Friday, April 12, 2013

Whisky Romeo Zulu

Watch this film, if only for the news footage shown during the end credits.

A pilot, only called "T" in the film, is known for his attention to safety, so much so that he annoys his employers. They tell him to bypass warning alarms, ignore guidelines in the tech manual, and fly with non-working instruments. Other employees are passed to pilot status even though they fail simulation training. As this happens more and more frequently, leading to him being grounded, T gets more and more frustrated.

He hooks up with an old school friend, a girl he had a serious crush on, and who is now a PR contact for the airline. Their relationship is strained when she defends the airline. There are other employees who are too scared to do anything, but ask T to be the whistleblower.

In a separate storyline, an investigator is looking into the airline regarding violations; he gets some pretty serious anonymous threats to back off on his investigation.

These threads converge horribly when there is an accident.

At the end of the film, there was some realistic looking post-crash footage so I wondered if this was a real life incident. More news footage shown at the end confirmed it was. The really remarkable thing is the actor who played T is in fact T in real life. The actor, Enrique Piñeyro, was very good and convincing, and his experience and passion shows.  He had acted in a few projects, and was a former pilot for this company (which is thankfully out of business now). He is known as the Michael Moore of Argentina and produced this film.

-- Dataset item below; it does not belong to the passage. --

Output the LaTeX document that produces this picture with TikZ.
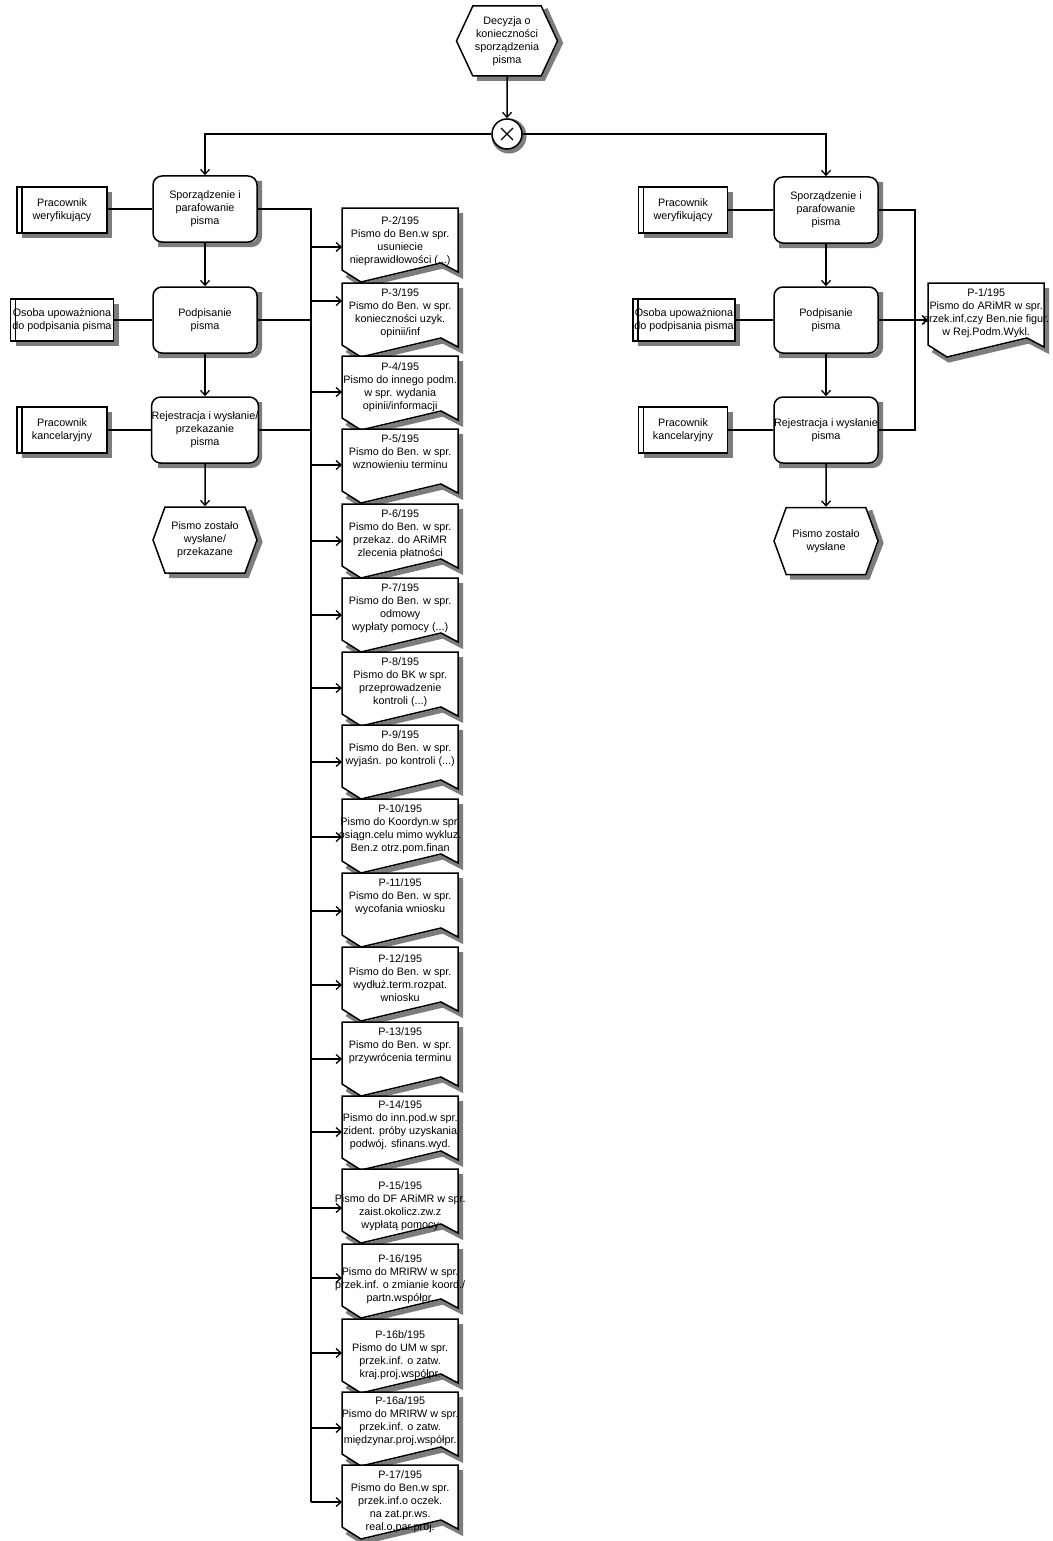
\documentclass[tikz,border=0pt]{standalone}
\usepackage{fontspec}
\setmainfont{Liberation Sans}
\usetikzlibrary{shapes.symbols,arrows.meta,calc}

\definecolor{shadowgray}{RGB}{125,125,125}

\tikzset{
  every node/.style={font=\fontsize{10.8}{13}\selectfont, align=center},
  shadowline/.style={draw=shadowgray, line width=5pt, line join=miter},
  ln/.style={line width=1.5pt},
  arr/.style={line width=1.5pt, -{Straight Barb[length=5pt,width=9pt,line width=1.3pt]}},
  fn/.style={draw, line width=1.5pt, fill=white, rounded corners=9pt,
    minimum width=104pt, minimum height=66pt, inner sep=0pt},
  ev/.style={draw, line width=1.5pt, fill=white, shape=signal, signal to=east and west,
    signal pointer angle=140, minimum width=104pt, minimum height=66pt, inner sep=0pt},
  role/.style={draw, line width=1.2pt, fill=white, minimum height=46pt, inner sep=0pt,
    path picture={\draw[line width=1.2pt]
      ([xshift=5pt]path picture bounding box.north west) --
      ([xshift=5pt]path picture bounding box.south west);}},
  xor/.style={draw, circle, line width=1.5pt, fill=white, minimum size=30pt, inner sep=0pt,
    path picture={\draw[line width=1.3pt]
      ([shift={(-6pt,-6pt)}]path picture bounding box.center) -- ([shift={(6pt,6pt)}]path picture bounding box.center)
      ([shift={(-6pt,6pt)}]path picture bounding box.center) -- ([shift={(6pt,-6pt)}]path picture bounding box.center);}},
  docshape/.style={draw, line width=1.5pt, fill=white},
  docbody/.style={draw=none, minimum width=116pt, minimum height=62pt, inner sep=0pt},
  doctext/.style={inner sep=0pt},
}

% document symbol: name, left x, top y, text offset, text
\newcommand\docitem[5]{%
  \draw[shadowline] (#2+118.5,#3+5) -- (#2+118.5,#3+67) -- (#2+101,#3+58) -- (#2+21,#3+77) -- (#2+5,#3+67);
  \path[docshape] (#2,#3) -- ++(116,0) -- ++(0,64) -- ++(-17,-9) -- ++(-80,19) -- ++(-19,-12) -- cycle;
  \node[docbody, anchor=north west] (#1) at (#2,#3) {};
  \node[doctext, anchor=north] (#1t) at ([yshift=-#4pt]#1.north) {#5};
}
% shadows along the right and lower sides: centre x, centre y, half width, half height
\newcommand\boxshade[4]{%
  \draw[shadowline, rounded corners=8pt] (#1+#3+2.5,#2-#4+5) -- (#1+#3+2.5,#2+#4+2.5) -- (#1-#3+5,#2+#4+2.5);}
\newcommand\roleshade[4]{%
  \draw[shadowline] (#1+#3+2.5,#2-#4+5) -- (#1+#3+2.5,#2+#4+2.5) -- (#1-#3+5,#2+#4+2.5);}
% centre x, centre y, half width, half height, point depth
\newcommand\hexshade[5]{%
  \draw[shadowline] (#1+#3-#5+4,#2-#4+3) -- (#1+#3+3,#2+2) -- (#1+#3-#5+2,#2+#4+2.5) -- (#1-#3+#5+4,#2+#4+2.5);}

\begin{document}
\begin{tikzpicture}[x=1pt, y=-1pt]
\fill[white] (0,0) rectangle (1052,1541);
\useasboundingbox (0,0) rectangle (1052,1541);

% start event and split
\hexshade{507}{41}{50.5}{35}{16.3}
\node[ev, minimum width=101pt, minimum height=70pt, signal pointer angle=130] (E0) at (507,41)
  {Decyzja o\\konieczności\\sporządzenia\\pisma};
\draw[shadowline] (509,136) circle (15);
\node[xor] (X) at (507,134) {};

% left branch
\boxshade{205}{209}{52}{33}
\boxshade{205}{320}{52}{33}
\boxshade{205}{430}{52}{33}
\hexshade{205}{540}{52}{33}{12}
\node[fn] (L1) at (205,209) {Sporządzenie i\\parafowanie\\pisma};
\node[fn] (L2) at (205,320) {Podpisanie\\pisma};
\node[fn] (L3) at (205,430) {Rejestracja i wysłanie/\\przekazanie\\pisma};
\node[ev] (L4) at (205,540) {Pismo zostało\\wysłane/\\przekazane};

\roleshade{62}{210}{45}{23}
\roleshade{62}{320}{51.5}{21}
\roleshade{62}{430}{45}{23}
\node[role, minimum width=90pt] (W1) at (62,210) {Pracownik\\weryfikujący};
\node[role, minimum width=103pt, minimum height=42pt] (W2) at (62,320) {Osoba upoważniona\\do podpisania pisma};
\node[role, minimum width=90pt] (W3) at (62,430) {Pracownik\\kancelaryjny};

% right branch
\boxshade{826}{210}{52}{33}
\boxshade{826}{320}{52}{33}
\boxshade{826}{430}{52}{33}
\hexshade{826}{541}{52}{33.5}{12.2}
\node[fn] (R1) at (826,210) {Sporządzenie i\\parafowanie\\pisma};
\node[fn] (R2) at (826,320) {Podpisanie\\pisma};
\node[fn] (R3) at (826,430) {Rejestracja i wysłanie\\pisma};
\node[ev, minimum height=67pt] (R4) at (826,541) {Pismo zostało\\wysłane};

\roleshade{683}{210}{44.5}{23}
\roleshade{684}{320}{51}{21}
\roleshade{683}{430}{44.5}{23}
\node[role, minimum width=89pt] (V1) at (683,210) {Pracownik\\weryfikujący};
\node[role, minimum width=102pt, minimum height=42pt] (V2) at (684,320) {Osoba upoważniona\\do podpisania pisma};
\node[role, minimum width=89pt] (V3) at (683,430) {Pracownik\\kancelaryjny};

% letters
\docitem{P2}{342}{208}{8}{P-2/195\\Pismo do Ben.w spr.\\usuniecie\\nieprawidłowości (...)}
\docitem{P3}{342}{283}{5}{P-3/195\\Pismo do Ben. w spr.\\konieczności uzyk.\\opinii/inf}
\docitem{P4}{342}{356}{6}{P-4/195\\Pismo do innego podm.\\w spr. wydania\\opinii/informacji}
\docitem{P5}{342}{429}{5}{P-5/195\\Pismo do Ben. w spr.\\wznowieniu terminu}
\docitem{P6}{342}{504}{5}{P-6/195\\Pismo do Ben. w spr.\\przekaz. do ARiMR\\zlecenia płatności}
\docitem{P7}{342}{578}{5}{P-7/195\\Pismo do Ben. w spr.\\odmowy\\wypłaty pomocy (...)}
\docitem{P8}{342}{652}{5}{P-8/195\\Pismo do BK w spr.\\przeprowadzenie\\kontroli (...)}
\docitem{P9}{342}{725}{5}{P-9/195\\Pismo do Ben. w spr.\\wyjaśn. po kontroli (...)}
\docitem{P10}{342}{799}{5}{P-10/195\\Pismo do Koordyn.w spr.\\osiągn.celu mimo wykluz.\\Ben.z otrz.pom.finan}
\docitem{P11}{342}{873}{5}{P-11/195\\Pismo do Ben. w spr.\\wycofania wniosku}
\docitem{P12}{342}{947}{7}{P-12/195\\Pismo do Ben. w spr.\\wydłuż.term.rozpat.\\wniosku}
\docitem{P13}{342}{1022}{5}{P-13/195\\Pismo do Ben. w spr.\\przywrócenia terminu}
\docitem{P14}{342}{1096}{4}{P-14/195\\Pismo do inn.pod.w spr.\\zident. próby uzyskania\\podwój. sfinans.wyd.}
\docitem{P15}{342}{1169}{12}{P-15/195\\Pismo do DF ARiMR w spr.\\zaist.okolicz.zw.z\\wypłatą pomocy}
\docitem{P16}{342}{1244}{10}{P-16/195\\Pismo do MRIRW w spr.\\przek.inf. o zmianie koord./\\partn.współpr.}
\docitem{P16b}{342}{1319}{11}{P-16b/195\\Pismo do UM w spr.\\przek.inf. o zatw.\\kraj.proj.współpr.}
\docitem{P16a}{342}{1392}{4}{P-16a/195\\Pismo do MRIRW w spr.\\przek.inf. o zatw.\\międzynar.proj.współpr.}
\docitem{P17}{342}{1465}{5}{P-17/195\\Pismo do Ben.w spr.\\przek.inf.o oczek.\\na zat.pr.ws.\\real.o.par.proj.}
\docitem{P1}{928}{283}{5}{P-1/195\\Pismo do ARiMR w spr.\\przek.inf.czy Ben.nie figur.\\w Rej.Podm.Wykl.}

% control flow
\draw[arr] (E0) -- (X);
\draw[arr] (X.west) -| (L1.north);
\draw[arr] (X.east) -| (R1.north);
\draw[arr] (L1) -- (L2);
\draw[arr] (L2) -- (L3);
\draw[arr] (L3) -- (L4);
\draw[arr] (R1) -- (R2);
\draw[arr] (R2) -- (R3);
\draw[arr] (R3) -- (R4);

% roles
\draw[ln] (L1.west) -- (L1.west -| W1.east);
\draw[ln] (L2.west) -- (L2.west -| W2.east);
\draw[ln] (L3.west) -- (L3.west -| W3.east);
\draw[ln] (R1.west) -- (R1.west -| V1.east);
\draw[ln] (R2.west) -- (R2.west -| V2.east);
\draw[ln] (R3.west) -- (R3.west -| V3.east);

% output trunk of the left branch
\coordinate (T0) at (311,209);
\coordinate (T1) at (311,1502);
\draw[ln] (L1.east) -- (T0) -- (T1);
\draw[ln] (L2.east) -- (L2.east -| T0);
\draw[ln] (L3.east) -- (L3.east -| T0);
\foreach \d/\y in {P2/247, P3/301, P4/392, P5/465, P6/541, P7/615, P8/688, P9/762,
  P10/837, P11/911, P12/985, P13/1059, P14/1132, P15/1208, P16/1278, P16b/1353, P16a/1428, P17/1502}{
  \coordinate (a\d) at (311,\y);
  \draw[arr] (a\d) -- (a\d -| \d.west);
}

% output line of the right branch
\coordinate (RB) at (915,0);
\draw[ln] (R1.east) -- (R1.east -| RB) -- (R3.east -| RB) -- (R3.east);
\draw[arr] (R2.east) -- (R2.east -| P1.west);
\end{tikzpicture}
\end{document}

Besides Piñeyro's performance, the story was pretty interesting and suspenseful (in a scary way). The actors who played the bureaucrats I guess were good because they played their parts just right--smarmy, liars, telling you what you wanted to hear.  In the real news footage, the despicable airline execs tried to spin and backpedal, and it's amazing how they can double speak and talk around a question and somehow blame everything on the victims and the whistleblower himself.  This seems to still happen in the business world, showing time again that money speaks louder than anything else.